▶ [REQUIRED WORK]:
Below, find the line containing "Write a LaTeX" and the line containing "[bubbletext] (if2txt) at"; reproduce exactly those two and every line between them, omitting pictures.

Records with drawing code
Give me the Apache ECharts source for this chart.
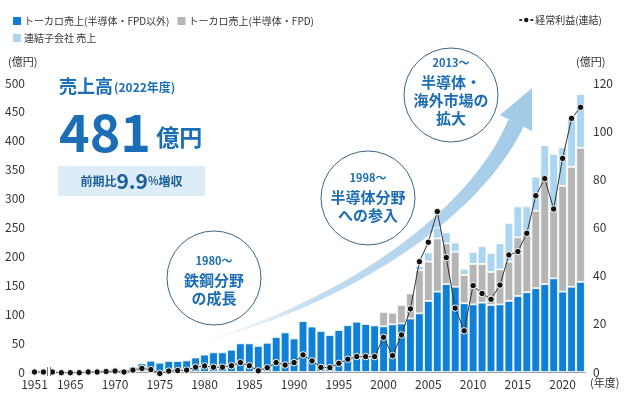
<!DOCTYPE html>
<html><head><meta charset="utf-8">
<script src="https://cdn.jsdelivr.net/npm/echarts@6/dist/echarts.min.js"></script>
<style>html,body{margin:0;padding:0;background:#fff}#c{width:629px;height:406px}</style>
</head><body><div id="c"></div>
<script>
const categories = ['1951','1952','1963','1964','1965','1966','1967','1968','1969','1970','1971','1972','1973','1974','1975','1976','1977','1978','1979','1980','1981','1982','1983','1984','1985','1986','1987','1988','1989','1990','1991','1992','1993','1994','1995','1996','1997','1998','1999','2000','2001','2002','2003','2004','2005','2006','2007','2008','2009','2010','2011','2012','2013','2014','2015','2016','2017','2018','2019','2020','2021','2022'];
const tickLabels = ['1951','1965','1970','1975','1980','1985','1990','1995','2000','2005','2010','2015','2020'];
const seriesNames = ['トーカロ売上(半導体・FPD以外)','トーカロ売上(半導体・FPD)','連結子会社 売上','経常利益(連結)'];
// トーカロ売上（半導体・FPD以外）
const salesOther = [0.5,0.5,1,1,1.5,1.5,2,3,4,6,5,9,15,19.5,16,19,19,20,25,30,34,34,38.5,49.5,49.5,45,50.5,60.5,68.5,58,88,78.5,71,64,72.5,81,87,83,80.5,79,82.5,84,92.5,101.5,123,139,152,147.5,119,117,120,116,117,123,131.5,138,145,152,162,139,147.5,156];
// トーカロ売上（半導体・FPD）
const salesSemi = [null,null,null,null,null,null,null,null,null,null,null,null,null,null,null,null,null,null,null,null,null,null,null,null,null,null,null,null,null,null,null,null,null,null,null,null,null,null,null,25,20,32,43.5,74.5,68,92,70.5,60.5,49,70,67,57,60.5,68,101.5,101,134,182.5,120.5,183,207.5,232];
// 連結子会社 売上
const salesSub = [null,null,null,null,null,null,null,null,null,null,null,null,null,null,null,null,null,null,null,null,null,null,null,null,null,null,null,null,null,null,null,null,null,null,null,null,null,null,null,null,null,null,null,7.5,16,19,19,16,10.5,20.5,31,33,45,67,53.5,47.5,59,58,94.5,66.5,83,93];
// 経常利益（連結）
const profit = [0,0,0,-0.3,-0.3,-0.3,0,0,0.2,0.4,0,0.8,1.5,1,-0.6,0.4,0.6,0.8,2,2.5,2,2,2.6,3.9,2.6,0.5,1.8,3.9,2.9,3.9,7.1,4.6,1.9,1.8,3.6,5.3,6.4,6.4,6.4,14.4,6.8,15.4,26.2,45.8,53.9,66.6,47.5,26.5,17.1,35.9,32.6,30.2,36.1,48.6,50,57.6,73.2,80.3,67.7,88.7,105.3,109.9];
const leftTicks = {min:0,max:500,interval:50};
const rightTicks = {min:0,max:120,interval:20};

const FONT = '"Noto Sans CJK JP", "Noto Sans", sans-serif';
const BLUE = '#0f80d5', GRAY = '#b5b5b5', LBLUE = '#acd5f1';
const TXT = '#1b6db5';

// decorative growth arrow
function arrowBand(){
  const P = [[200,342],[330,308],[471,223],[516,123]];
  const up = [], lo = [];
  const N = 60;
  for (let i=0;i<=N;i++){
    const t=i/N, u=1-t;
    const x = u*u*u*P[0][0]+3*u*u*t*P[1][0]+3*u*t*t*P[2][0]+t*t*t*P[3][0];
    const y = u*u*u*P[0][1]+3*u*u*t*P[1][1]+3*u*t*t*P[2][1]+t*t*t*P[3][1];
    const dx = 3*u*u*(P[1][0]-P[0][0])+6*u*t*(P[2][0]-P[1][0])+3*t*t*(P[3][0]-P[2][0]);
    const dy = 3*u*u*(P[1][1]-P[0][1])+6*u*t*(P[2][1]-P[1][1])+3*t*t*(P[3][1]-P[2][1]);
    const L = Math.hypot(dx,dy);
    const nx = -dy/L, ny = dx/L;
    const h = 0.4 + 8*Math.pow(t,1.1);
    up.push([x+nx*h, y+ny*h]); lo.push([x-nx*h, y-ny*h]);
  }
  return up.concat(lo.reverse());
}
const grad = new echarts.graphic.LinearGradient(200,342,520,110,[
  {offset:0,color:'rgba(166,205,233,0)'},
  {offset:0.3,color:'rgba(166,205,233,0.7)'},
  {offset:1,color:'rgba(160,202,232,1)'}],true);

function circleGroup(cx, cy, lines){
  const children = [{type:'circle', shape:{cx:cx, cy:cy, r:47}, style:{fill:'#fff', stroke:'#3a6687', lineWidth:1}}];
  lines.forEach(l => children.push({type:'text', style:{x:cx, y:l[1], text:l[0], fill:TXT, font:'bold '+l[2]+'px '+FONT, textAlign:'center', textVerticalAlign:'middle'}}));
  return {type:'group', z:5, children:children};
}

const chart = echarts.init(document.getElementById('c'), null, {renderer:'canvas'});
const legendText = {fontSize:10, color:'#333', padding:[0,0,0,-3]};
const option = {
  animation:false,
  textStyle:{fontFamily:FONT},
  grid:{left:30, right:44, top:83, bottom:34},
  legend:[
    {data:[seriesNames[0], seriesNames[1]], left:6, top:10, itemWidth:10, itemHeight:10, itemGap:6, icon:'rect', textStyle:legendText},
    {data:[seriesNames[2]], left:6, top:27, itemWidth:10, itemHeight:10, icon:'rect', textStyle:legendText},
    {data:[seriesNames[3]], right:22, top:10, itemWidth:14, itemHeight:8, textStyle:legendText}
  ],
  xAxis:{type:'category', data:categories, axisLine:{lineStyle:{color:'#999', width:1}}, axisTick:{show:false},
    axisLabel:{interval:(i,v)=>tickLabels.indexOf(v)>=0, fontSize:12, color:'#333', margin:6, hideOverlap:false}},
  yAxis:[
    {type:'value', min:leftTicks.min, max:leftTicks.max, interval:leftTicks.interval, splitLine:{show:false},
     axisLabel:{fontSize:12, color:'#333', margin:5}},
    {type:'value', min:rightTicks.min, max:rightTicks.max, interval:rightTicks.interval, splitLine:{show:false},
     axisLabel:{fontSize:12, color:'#333', margin:8}}
  ],
  series:[
    {name:seriesNames[0], type:'bar', stack:'s', data:salesOther, barCategoryGap:'4%', itemStyle:{color:BLUE, borderColor:'#fff', borderWidth:0.8}},
    {name:seriesNames[1], type:'bar', stack:'s', data:salesSemi, itemStyle:{color:GRAY, borderColor:'#fff', borderWidth:0.8}},
    {name:seriesNames[2], type:'bar', stack:'s', data:salesSub, itemStyle:{color:LBLUE, borderColor:'#fff', borderWidth:0.8}},
    {name:seriesNames[3], type:'line', yAxisIndex:1, data:profit, clip:false, symbol:'circle', symbolSize:6.5, showAllSymbol:true,
     lineStyle:{color:'#333', width:1}, itemStyle:{color:'#111', borderColor:'#fff', borderWidth:1}, z:4}
  ],
  graphic:[
    {type:'polygon', z:1, shape:{points:arrowBand()}, style:{fill:grad}},
    {type:'polygon', z:1, shape:{points:[[500,115],[532,88],[532,131]]}, style:{fill:'#a2cbe8'}},
    circleGroup(214,278,[['1980～',261,11],['鉄鋼分野',280,15],['の成長',298,15]]),
    circleGroup(368,198,[['1998～',178,11],['半導体分野',197,15],['への参入',215,15]]),
    circleGroup(451,95,[['2013～',63,11],['半導体・',82,15],['海外市場の',100,15],['拡大',118,15]]),
    {type:'text', z:5, style:{x:59, y:86, text:'{a|売上高}{b|(2022年度)}', textVerticalAlign:'middle',
      rich:{a:{font:'bold 18px '+FONT, fill:TXT}, b:{font:'bold 12px '+FONT, fill:TXT, padding:[2,0,0,1]}}}},
    {type:'text', z:5, style:{x:59, y:132, text:'{a|481}{b| 億円}', textVerticalAlign:'middle',
      rich:{a:{font:'bold 52px '+FONT, fill:TXT}, b:{font:'bold 23px '+FONT, fill:TXT, padding:[10,0,0,0]}}}},
    {type:'rect', z:4, shape:{x:58, y:166, width:147, height:30}, style:{fill:'#ddedf8'}},
    {type:'text', z:5, style:{x:131.5, y:181, text:'{a|前期比}{b|9.9}{c|%}{a|増収}', textAlign:'center', textVerticalAlign:'middle',
      rich:{a:{font:'bold 12px '+FONT, fill:'#1d5f99'}, b:{font:'bold 21px '+FONT, fill:'#1d5f99'}, c:{font:'bold 11px '+FONT, fill:'#1d5f99'}}}},
    {type:'text', z:5, style:{x:8, y:62, text:'(億円)', font:'11px '+FONT, fill:'#333', textVerticalAlign:'middle'}},
    {type:'text', z:5, style:{x:576, y:62, text:'(億円)', font:'11px '+FONT, fill:'#333', textVerticalAlign:'middle'}},
    {type:'text', z:5, style:{x:590, y:383, text:'(年度)', font:'11px '+FONT, fill:'#333', textVerticalAlign:'middle'}},
    {type:'rect', z:6, shape:{x:47.5, y:367, width:3, height:9}, style:{fill:'#fff'}},
    {type:'line', z:6, shape:{x1:47.5, y1:367, x2:47.5, y2:376}, style:{stroke:'#777', lineWidth:1}},
    {type:'line', z:6, shape:{x1:50.5, y1:367, x2:50.5, y2:376}, style:{stroke:'#777', lineWidth:1}}
  ]
};
chart.setOption(option);
</script></body></html>
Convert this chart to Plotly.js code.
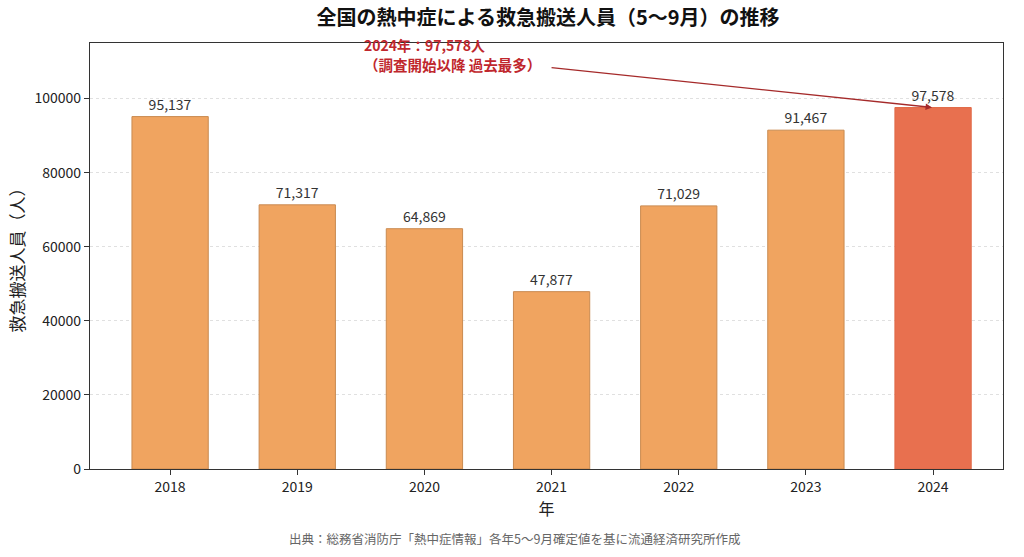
<!DOCTYPE html>
<html><head><meta charset="utf-8">
<script src="https://cdn.plot.ly/plotly-3.0.1.min.js"></script>
<style>html,body{margin:0;padding:0;background:#fff}#chart{width:1024px;height:557px}</style>
</head><body><div id="chart"></div>
<script>
const years = ['2018','2019','2020','2021','2022','2023','2024'];
const values = [95137, 71317, 64869, 47877, 71029, 91467, 97578];
const yTicks = [0, 20000, 40000, 60000, 80000, 100000];
const titleText = '全国の熱中症による救急搬送人員（5〜9月）の推移';
const xTitle = '年';
const yTitle = '救急搬送人員（人）';
const noteLine1 = '2024年：97,578人';
const noteLine2 = '（調査開始以降 過去最多）';
const sourceText = '出典：総務省消防庁「熱中症情報」各年5〜9月確定値を基に流通経済研究所作成';

const F = '"Noto Sans CJK JP", "Noto Sans", sans-serif';
const last = years.length - 1;
const colors = values.map((v,i)=> i===last ? '#E8704F' : '#F0A460');
const lines = values.map((v,i)=> i===last ? '#E06A48' : '#C98A50');

const trace = {
  type:'bar', x: years, y: values, width: 0.6,
  marker:{color: colors, line:{color: lines, width:1}},
  text: values.map(v=>v.toLocaleString('en-US')),
  textposition:'outside', cliponaxis:false,
  textfont:{family:F, size:14, color:'#333'},
  hoverinfo:'x+y'
};

const H = 426; // plot height px
const layout = {
  width:1024, height:557,
  margin:{l:90, r:21, t:43, b:88},
  paper_bgcolor:'#fff', plot_bgcolor:'#fff',
  font:{family:F, color:'#222'},
  showlegend:false,
  title:{text:'<b>'+titleText+'</b>', font:{family:F, size:20, color:'#111'}, x:(548)/1024, xanchor:'center', y:1-18/557, yanchor:'middle'},
  xaxis:{type:'category', range:[-0.63, 6.55], title:{text:xTitle, font:{family:F, size:16, color:'#222'}, standoff:7},
    tickfont:{family:F, size:14, color:'#222'}, ticks:'outside', ticklen:5, tickcolor:'#333',
    showline:true, linecolor:'#333', linewidth:1.2, mirror:true, showgrid:false, zeroline:false},
  yaxis:{range:[0, 115000], tickvals:yTicks, ticktext:yTicks.map(String),
    title:{text:yTitle, font:{family:F, size:17, color:'#222'}, standoff:5},
    tickfont:{family:F, size:14, color:'#222'}, ticks:'outside', ticklen:5, tickcolor:'#333',
    showline:true, linecolor:'#333', linewidth:1.2, mirror:true,
    showgrid:true, gridcolor:'#e0e0e0', griddash:'dot', gridwidth:1, zeroline:false},
  annotations:[
    {x: last, y: values[last], xref:'x', yref:'y', ax: -383, ay: -40, axref:'pixel', ayref:'pixel',
     text:'', showarrow:true, arrowhead:2, arrowsize:1, arrowwidth:1.3, arrowcolor:'#A52A2A', standoff:1},
    {xref:'paper', yref:'paper', x:(362-90)/913, y:1-(45-43)/H, xanchor:'left', yanchor:'middle', align:'left',
     text:'<b>'+noteLine1+'</b>', showarrow:false, font:{family:F, size:14, color:'#C0272D'}},
    {xref:'paper', yref:'paper', x:(362-90)/913, y:1-(64-43)/H, xanchor:'left', yanchor:'middle', align:'left',
     text:'<b>'+noteLine2+'</b>', showarrow:false, font:{family:F, size:14.5, color:'#C0272D'}},
    {xref:'paper', yref:'paper', x:(514-90)/913, y:-(538-469)/H, xanchor:'center', yanchor:'middle',
     text:sourceText, showarrow:false, font:{family:F, size:12.5, color:'#666'}}
  ]
};
Plotly.newPlot('chart', [trace], layout, {displayModeBar:false, staticPlot:true});
</script></body></html>
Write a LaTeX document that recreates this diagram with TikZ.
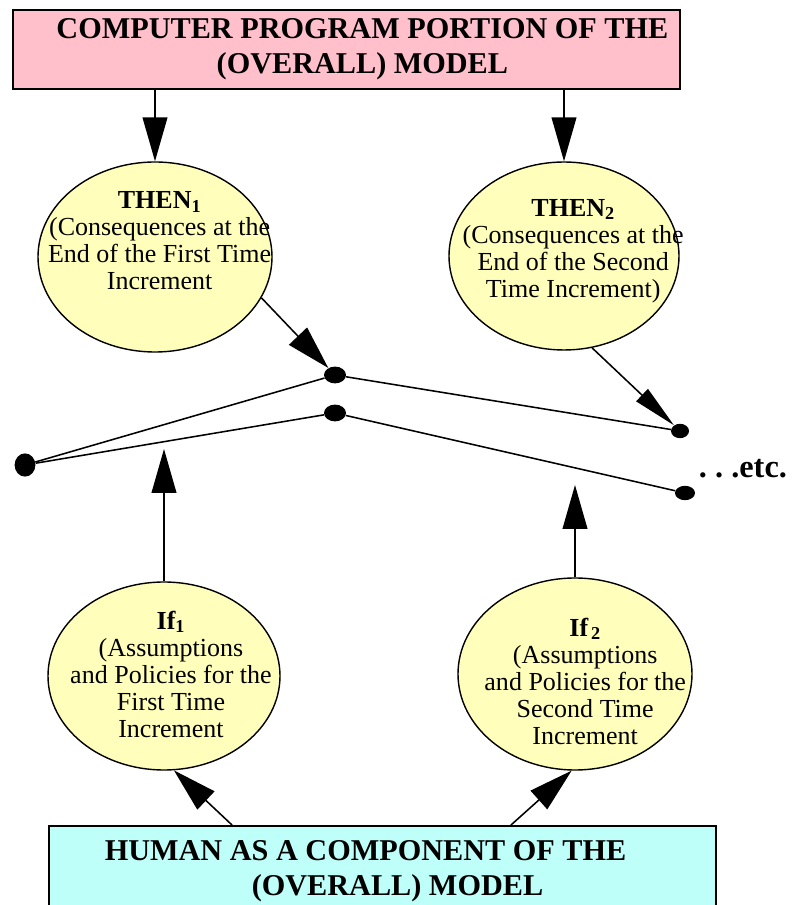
\documentclass[tikz,border=0pt]{standalone}
\usepackage{fontspec}
\setmainfont{Liberation Serif}
\usetikzlibrary{arrows.meta,shapes.geometric}
\definecolor{progpink}{RGB}{255,192,203}
\definecolor{humcyan}{RGB}{191,255,250}
\definecolor{ifyellow}{RGB}{255,255,187}
\newcommand{\titlesize}{\fontsize{21.5pt}{24.9pt}\selectfont}
\newcommand{\bodysize}{\fontsize{18.5pt}{19.2pt}\selectfont}

\begin{document}
\begin{tikzpicture}[
  block/.style={draw, line width=1.3pt, align=center, font=\titlesize\bfseries},
  bubble/.style={ellipse, draw, line width=1pt, fill=ifyellow, minimum width=5.85cm, minimum height=4.75cm},
  bubbletext/.style={align=center, font=\bodysize},
  dot/.style={ellipse, fill=black, inner sep=0pt, minimum width=0.55cm, minimum height=0.42cm},
  arr/.style={line width=1.1pt, -{Triangle[length=1.1cm, width=0.62cm]}}]
\useasboundingbox (0, 0) rectangle (19.85, 22.625);
\node [block, fill=progpink, minimum width=16.675cm, minimum height=1.975cm] (prog) at (8.66, 21.39) {\hspace*{0.8cm}COMPUTER PROGRAM PORTION OF THE\\\hspace*{0.8cm}(OVERALL) MODEL};
\node [block, fill=humcyan, minimum width=16.675cm, minimum height=2.25cm] (hum) at (9.5625, 0.85) {HUMAN AS A COMPONENT OF THE\hspace*{0.85cm}\\\hspace*{0.75cm}(OVERALL) MODEL};

\node [bubble] (then1) at (3.875, 16.2) {};
\node [bubble, minimum width=5.75cm, minimum height=4.7cm] (then2) at (14.1, 16.225) {};
\node [bubble, minimum width=5.8cm, minimum height=4.7cm] (if1) at (4.1, 5.725) {};
\node [bubble, minimum height=4.8cm] (if2) at (14.375, 5.775) {};
\node [bubbletext] (then1txt) at (3.99, 16.6) {\textbf{THEN\textsubscript{1}}\\(Consequences at the\\End of the First Time\\Increment};
\node [bubbletext] (then2txt) at (14.33, 16.35) {\textbf{THEN\textsubscript{2}}\\(Consequences at the\\End of the Second\\Time Increment)};
\node [bubbletext] (if1txt) at (4.275, 5.775) {\textbf{If\textsubscript{1}}\\(Assumptions\\and Policies for the\\First Time\\Increment};
\node [bubbletext] (if2txt) at (14.63, 5.6) {\textbf{If\textsubscript{\,2}}\\(Assumptions\\and Policies for the\\Second Time\\Increment};

\node [dot, minimum width=0.52cm, minimum height=0.58cm] (ldot) at (0.625, 11.0) {};
\node [dot] (umid) at (8.375, 13.25) {};
\node [dot] (lmid) at (8.375, 12.3) {};
\node [dot, minimum width=0.45cm, minimum height=0.36cm] (rup) at (17.0, 11.85) {};
\node [dot, minimum width=0.5cm, minimum height=0.36cm] (rlow) at (17.125, 10.3) {};
\node [anchor=base west, font=\fontsize{23pt}{26pt}\selectfont\bfseries] (etc) at (17.35, 10.675) {.\ .\ .etc.};
\coordinate (if1tip) at (4.1, 11.4);
\coordinate (if2tip) at (14.375, 10.5);

\draw [line width=1.1pt] (ldot) -- (umid) -- (rup);
\draw [line width=1.1pt] (ldot) -- (lmid) -- (rlow);
\draw [arr] (prog.south -| then1.north) -- (then1.north);
\draw [arr] (prog.south -| then2.north) -- (then2.north);
\draw [arr] (then1.-21) -- (umid);
\draw [arr, -{Triangle[length=1.1cm, width=0.42cm]}] (then2.-73) -- (rup);
\draw [arr] (if1.north) -- (if1tip);
\draw [arr] (if2.north) -- (if2tip);
\draw [arr] ([xshift=-3.76cm]hum.north) -- (if1.-84);
\draw [arr] ([xshift=3.21cm]hum.north) -- (if2.-92);
\end{tikzpicture}
\end{document}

▶ [TASK OUTPUT]:
Write a LaTeX document that recreates this diagram with TikZ.
\documentclass[tikz,border=0pt]{standalone}
\usepackage{fontspec}
\setmainfont{Liberation Serif}
\usetikzlibrary{arrows.meta,shapes.geometric}
\definecolor{progpink}{RGB}{255,192,203}
\definecolor{humcyan}{RGB}{191,255,250}
\definecolor{ifyellow}{RGB}{255,255,187}
\newcommand{\titlesize}{\fontsize{21.5pt}{24.9pt}\selectfont}
\newcommand{\bodysize}{\fontsize{18.5pt}{19.2pt}\selectfont}

\begin{document}
\begin{tikzpicture}[
  block/.style={draw, line width=1.3pt, align=center, font=\titlesize\bfseries},
  bubble/.style={ellipse, draw, line width=1pt, fill=ifyellow, minimum width=5.85cm, minimum height=4.75cm},
  bubbletext/.style={align=center, font=\bodysize},
  dot/.style={ellipse, fill=black, inner sep=0pt, minimum width=0.55cm, minimum height=0.42cm},
  arr/.style={line width=1.1pt, -{Triangle[length=1.1cm, width=0.62cm]}}]
\useasboundingbox (0, 0) rectangle (19.85, 22.625);
\node [block, fill=progpink, minimum width=16.675cm, minimum height=1.975cm] (prog) at (8.66, 21.39) {\hspace*{0.8cm}COMPUTER PROGRAM PORTION OF THE\\\hspace*{0.8cm}(OVERALL) MODEL};
\node [block, fill=humcyan, minimum width=16.675cm, minimum height=2.25cm] (hum) at (9.5625, 0.85) {HUMAN AS A COMPONENT OF THE\hspace*{0.85cm}\\\hspace*{0.75cm}(OVERALL) MODEL};

\node [bubble] (then1) at (3.875, 16.2) {};
\node [bubble, minimum width=5.75cm, minimum height=4.7cm] (then2) at (14.1, 16.225) {};
\node [bubble, minimum width=5.8cm, minimum height=4.7cm] (if1) at (4.1, 5.725) {};
\node [bubble, minimum height=4.8cm] (if2) at (14.375, 5.775) {};
\node [bubbletext] (then1txt) at (3.99, 16.6) {\textbf{THEN\textsubscript{1}}\\(Consequences at the\\End of the First Time\\Increment};
\node [bubbletext] (then2txt) at (14.33, 16.35) {\textbf{THEN\textsubscript{2}}\\(Consequences at the\\End of the Second\\Time Increment)};
\node [bubbletext] (if1txt) at (4.275, 5.775) {\textbf{If\textsubscript{1}}\\(Assumptions\\and Policies for the\\First Time\\Increment};
\node [bubbletext] (if2txt) at (14.63, 5.6) {\textbf{If\textsubscript{\,2}}\\(Assumptions\\and Policies for the\\Second Time\\Increment};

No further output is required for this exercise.